We spent a day at the Loveland Invitational Fine Arts Festival, outside of Denver, this past month. The arts committee had brought in the Tony Duncan family, from Mesa, Arizona, to entertain during a short period of the first morning. Tony, and his three beautiful children, ranging in age from 6 to 2 - not only is dad (with Apache/Arikara/Hidasta tribal nation roots) an accomplished Native American Flute player, he is also a 5-time World Champion Hoop Dancer. We were told that Mom, Violet Duncan (Plains Cree and Taino), an author and former Miss Indian World, was the one responsible for most of the beadwork seen that day.
She's already been a Tiny Tot Princess, several times over! These are not everyday clothes, but typically reserved for ceremonial dances, such as the big Pow Wows (the family had spent the summer apart, attending events in Canada and the States). The dress worn here is referred to as a Jingle Dress. Originating with the Ojibwa tribes, and spreading through the Sioux nation and Plains tribes later, the tin cones on the dresses were originally fashioned from tobacco can lids. The sound is enchanting.
Mom's brother hailed from Canada, and performed the fast-paced Men's Fancy Dance, based loosely on the War Dance. During the 20's and 30's, many of the Native American dances were outlawed by the American and Canadian governments. Many dances went underground to avoid detection, and eventually dances were reworked as to be danced legally in public.
The Kiowas and Comanches created new styles of dance regalia in the1930s, that included long-johns with bells attached to the knees, arm and back bustles, beadwork harnesses, feathers, streamers of horsehair, and a large porcupine hair roach atop the head. This was all eventually incorporated into the Fancy Dance.
The Grass Dance was another Northern Plains Indian style of dance. The dance wear generally has few feathers, as compared with the Fancy Dancers, but is plentiful with swaying fringes of yarn and ribbons. Not as fast as the Fancy Dance, this is still "taxing" in its movements. We were told this dancer was of the Arikara nation - gorgeous regalia including another beautiful roach atop his head, colorful applique work, and what appeared to be porcupine quill work on the dance moccasins.
As someone who "dabbles" in sewing and the occasional beaded piece of jewelry, I can tell you the sheer amount of skill and time in these handmade pieces was mind boggling! The breastplate on the upper right was all hand beaded by the dancer's sister (Violet), and I had to smile at the little guy's beaded Ninja Turtle medallion - infusing new with old.
Dad (Mom can be seen in the background) and the Hoop Dance - a storytelling of sorts, with the use of between 1 to 30 hoops, at any given time.
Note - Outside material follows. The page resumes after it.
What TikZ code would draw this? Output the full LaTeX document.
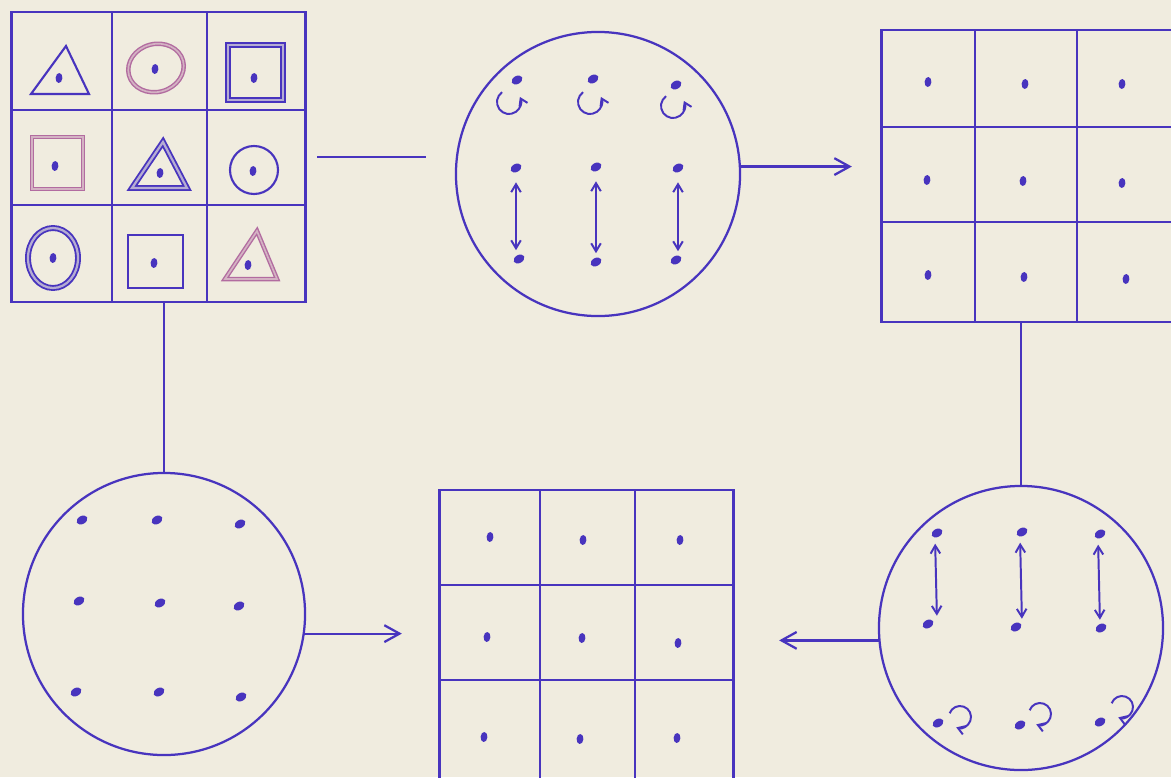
\documentclass[tikz,border=0pt]{standalone}
\usepackage{xcolor}
\usepackage{tikz}
\usetikzlibrary{arrows.meta,shapes.geometric}
\definecolor{ink}{RGB}{72,52,190}
\definecolor{mauve}{RGB}{178,108,160}
\definecolor{paper}{RGB}{240,236,223}
\tikzset{
  gridbox/.style={draw=ink, line width=2pt, inner sep=0pt, outer sep=0pt},
  disc/.style={circle, draw=ink, line width=1.6pt, inner sep=0pt, outer sep=0pt},
  blob/.style={ellipse, fill=ink, inner sep=0pt, outer sep=0pt, minimum width=0.29cm, minimum height=0.2cm, rotate=30},
  celldot/.style={blob, minimum width=0.25cm, minimum height=0.17cm, rotate=55},
  gridline/.style={ink, line width=2pt},
  link/.style={ink, line width=1.6pt},
  arrowline/.style={-{Straight Barb[length=0.38cm, width=0.42cm]}},
  twoway/.style={ink, line width=1.4pt, {Straight Barb[length=0.2cm, width=0.24cm]}-{Straight Barb[length=0.2cm, width=0.24cm]}},
  spin/.style={ink, line width=1.4pt, -{Straight Barb[length=0.17cm, width=0.22cm]}},
  outline/.style={line width=1.5pt},
  inkband/.style={ink, line width=1.3pt, double distance=1.6pt, double=ink!35!paper},
  pinkband/.style={mauve, line width=1pt, double distance=1.2pt, double=mauve!45!paper}
}
\begin{document}
\begin{tikzpicture}[x=0.025cm, y=-0.025cm]
        \fill[paper] (0,0) rectangle (1171,777);
        \useasboundingbox (0,0) rectangle (1171,777);
        \clip (0,0) rectangle (1171,777);
        % grid of shapes
        \node[gridbox, minimum width=7.33cm, minimum height=7.25cm] (shapes) at (158.5,157) {};
        \foreach \x in {112,207} { \draw[gridline] (\x,12) -- (\x,302); }
        \foreach \y in {110,205} { \draw[gridline] (12,\y) -- (305,\y); }
        \draw[ink, outline] (31,94) -- (66,46) -- (89,94) -- cycle;
        \draw[pinkband, rotate around={15:(156,68)}] (156,68) ellipse[x radius=28, y radius=24];
        \draw[inkband] (228,45) rectangle (283,100);
        \draw[pinkband] (32,137) rectangle (83,189);
        \draw[inkband] (132,188) -- (163,142) -- (187,188) -- cycle;
        \draw[ink, outline] (254,170) circle[radius=24];
        \draw[inkband] (53,258) ellipse[x radius=25, y radius=30];
        \draw[ink, outline] (128,235) rectangle (183,288);
        \draw[pinkband] (225,279) -- (257,231) -- (277,279) -- cycle;
        \foreach \p [count=\i] in {(59,78),(155,69),(254,78),(55,166),(160,173),(253,171),(53,258),(154,263),(248,265)} {
            \node[celldot] (s\i) at \p {};
        }
        % circle with turning and swapping dots
        \node[disc, minimum size=7.1cm] (motionA) at (598,174) {};
        \foreach \i/\tx/\ty/\lx/\ly/\mx/\my/\bx/\by in {1/517/80/509/102/516/168/519/259, 2/593/79/590/102/596/167/596/262, 3/676/85/673/106/678/168/676/260} {
            \node[blob] (at\i) at (\tx,\ty) {};
            \draw[spin] (\lx,\ly) ++(235:12) arc[start angle=235, end angle=-25, radius=12];
            \node[blob] (am\i) at (\mx,\my) {};
            \node[blob] (ab\i) at (\bx,\by) {};
            \draw[twoway, shorten <=0.25cm, shorten >=0.22cm] (am\i) -- (am\i |- ab\i);
        }
        % first grid of dots
        \node[gridbox, minimum width=7.33cm, minimum height=7.3cm] (dotsA) at (1028.5,176) {};
        \foreach \x in {975,1077} { \draw[gridline] (\x,30) -- (\x,322); }
        \foreach \y in {127,222} { \draw[gridline] (882,\y) -- (1175,\y); }
        \foreach \p [count=\i] in {(928,82),(1025,84),(1122,84),(927,180),(1023,181),(1122,183),(928,275),(1024,277),(1126,279)} {
            \node[celldot] (da\i) at \p {};
        }
        % circle with swapping and turning dots
        \node[disc, minimum size=7.1cm] (motionB) at (1021,628) {};
        \foreach \i/\tx/\ty/\bx/\by/\lx/\ly/\cx/\cy in {1/937/533/928/624/938/723/960/717, 2/1022/532/1016/627/1020/725/1040/714, 3/1100/534/1101/628/1100/722/1122/707} {
            \node[blob] (bt\i) at (\tx,\ty) {};
            \node[blob] (bb\i) at (\bx,\by) {};
            \draw[twoway, shorten <=0.18cm, shorten >=0.12cm] (bt\i.south -| bt\i) ++(-2,0) -- (bb\i.north -| bt\i) ;
            \node[blob] (bl\i) at (\lx,\ly) {};
            \draw[spin] (\cx,\cy) ++(200:11) arc[start angle=200, end angle=470, radius=11];
        }
        % second grid of dots
        \node[gridbox, minimum width=7.33cm, minimum height=7.3cm] (dotsB) at (586.5,636) {};
        \foreach \x in {540,635} { \draw[gridline] (\x,490) -- (\x,782); }
        \foreach \y in {585,680} { \draw[gridline] (440,\y) -- (733,\y); }
        \foreach \p [count=\i] in {(490,537),(583,540),(680,540),(487,637),(582,638),(678,643),(484,737),(580,739),(677,738)} {
            \node[celldot] (db\i) at \p {};
        }
        % circle of still dots
        \node[disc, minimum size=7.05cm] (plain) at (164,614) {};
        \foreach \p [count=\i] in {(82,520),(157,520),(240,524),(79,601),(160,603),(239,606),(76,692),(159,692),(241,697)} {
            \node[blob] (pd\i) at \p {};
        }
        % connectors
        \draw[link, shorten <=0.3cm, shorten >=0.75cm] (shapes.east) -- (shapes.east -| motionA.west);
        \draw[link, arrowline, shorten >=0.75cm] (motionA.3) -- (motionA.3 -| dotsA.west);
        \draw[link] (motionB.north |- dotsA.south) -- (motionB.north);
        \draw[link, arrowline, shorten >=1.15cm] (motionB.185) -- (motionB.185 -| dotsB.east);
        \draw[link] (plain.north |- shapes.south) -- (plain.north);
        \draw[link, arrowline, shorten >=0.95cm] (plain.-8) -- (plain.-8 -| dotsB.west);
\end{tikzpicture}
\end{document}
During the dance, shapes are formed for storytelling - eagle, snake, coyote, to name a few, Fast-paced, with the dancer moving through or using the hoops as an extension of his body - Tony Duncan holds 5 World Championships, and is now passing his art down to his little ones.
Another beautiful example of Violet's mind-blowing beadwork craftsmanship, and Tony's prowess with the hoops.
Truly a modern-day family affair of time-worn traditions, most thankfully!
Which brings me to the youngest of the troupe - Manaya, Naiche, and little Nitanis. Words cannot express the love on this stage - proud of a heritage, and carrying on the old ways through a new generation. The oldest daughter poised beyond belief at 6 years old - performing dances completely by herself, as well as with her younger siblings.
It saddens me to see many of the old ways and traditions (crafting and ceremonial events included), being pushed aside due to progress and time, and a desire for moving ahead with "the new"...
THIS renewed a hope that all is not lost - carried on through the eyes and hearts of these little ones. Also, a pretty cool day at the park with Dad - I could never really master a Hula Hoop, and these little ones have it going on, and then some! Carry on, Duncan Family - you're doing it COMPLETELY right!